We didn’t return until Mar 2013, taking longer to get back than to arrive in the first place.
Now we’ve had variations on a Rising theme for eight years. The market bottomed this week in 2009, on Mar 6, at 683 for the S&P 500, lower than when our troubadour from Long Branch, NJ first commanded in gravel and guitar that we come on up for the rising.
As with the last lyric in Bruce the Bard’s melody, it’s on wheels of fire that we’ve come rolling down here to 2017 in the stock market, blistering records and burning up the tape.
We at ModernIR study equity data in our inimitable way, the cross of our calling, Bruce might say. And that’s all the poetry I can muster. But I’ve got some facts.
We measure Sentiment on a purely mathematical basis, tracking how the four big reasons people buy and sell interact with market prices and where these wax and wane.

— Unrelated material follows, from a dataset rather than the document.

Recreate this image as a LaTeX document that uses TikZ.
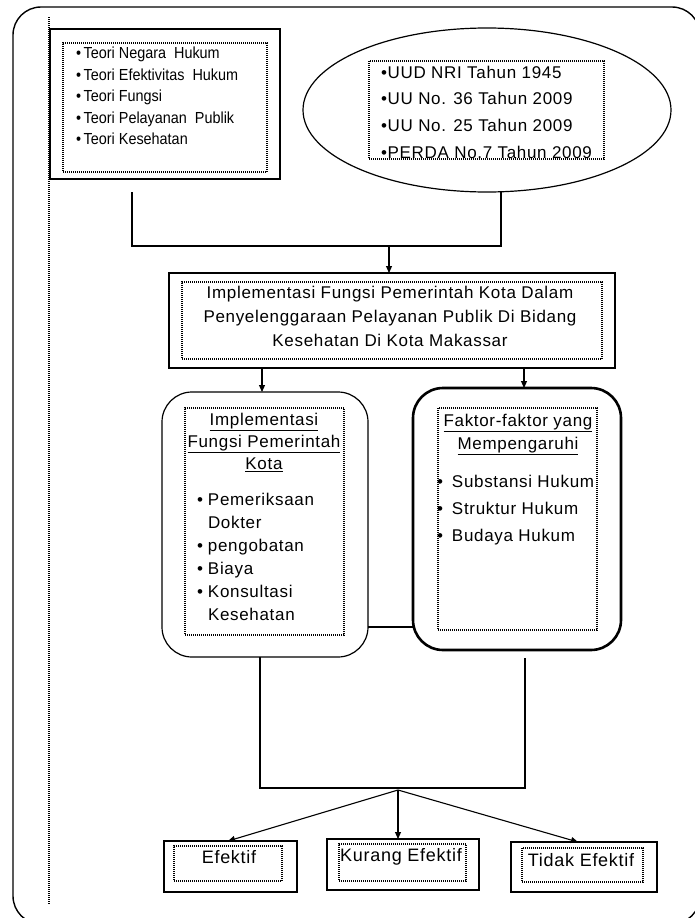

We’re good at capturing short-term asset-price changes. We’ve been doing it for a long time. Our five-day forecasts are roughly 95% correlated to the actual average prices for stocks after the five projected days have elapsed – statistically interchangeable.
Putting it in English, in short spans we can foretell the future, using math, because the money in the market is using math in ways we can observe with precision.
Here’s what we know about market Sentiment and short-term prices. For 77 consecutive days now, back to Nov 14, 2016, the stock market has been about 5.0 or higher on our 10-point Sentiment Index. Since June 2012, some 1,200 trading days, 715 have been 5.0 or higher. It’s been a bull market. But ten percent are in a row since the election.
Remarkable. (Aside: If you want to kick this around, catch me Friday at the NIRI Silicon Valley Spring Seminar.)
To our knowledge, the previous record for extended neutral or better Sentiment without a single tip to negative was 53 days, from Feb 22 to May 6 last year. Back in 2013 when we had a momentum stock market, our Sentiment gauge would carom from below 4.0 to over 9.0 – a rocking Richter event – about every month.
Here’s the thing: When last year’s epic Sentiment run concluded in May, we were never able to rise sustainably again – until November. It required an extraordinary catalyst in the form of the Wildly Unexpected Donald Trump. The S&P 500 finished October 2016 lower than it wrapped May 2016. Even with another massive catalyst, the Brexit Boomerang, between.
This is not scientific. It’s not fundamental. It’s not a factor model. But it IS mathematical, and it does reflect how money behaves today. Here’s my conclusion: Without an extraordinary event, a catalyst, when this long Sentiment run atop 5.0 stops, it will mark the end of this particular bull market.
What’s a real-world application for investor-relations people? We track Sentiment for you. When you’re Overbought your price will fall, absent a catalyst. When you’re Oversold, barring a tsunami, your shares will rise. It’s not rational. It’s math.
You can use this data to your advantage. When you’re a 10, call a couple of your good value holders to check in, because you’re likely to dip, and if your holder buys (you will be on their minds), you might revert to 5.0 quicker – and 5.0 stocks are the bedrock of solid investment portfolios.
And vice versa. You’re 1.0? Pick up the phone. The first investor to buy probably makes money (and will remember to look when next you call) and you’ll return to 5.0. It’s not what you say. It’s that you call that counts. Put yourself on the screen.
Won’t that work for the market? Sure. At Feb 11 last year, the market was a 1.0/10.0. Great time to buy, turned out. It was a Rising.
We don’t know what’s ahead. Don’t know what’s coming up behind. But the math says we’ve had it good for a record stretch. It’s hard to keep setting records.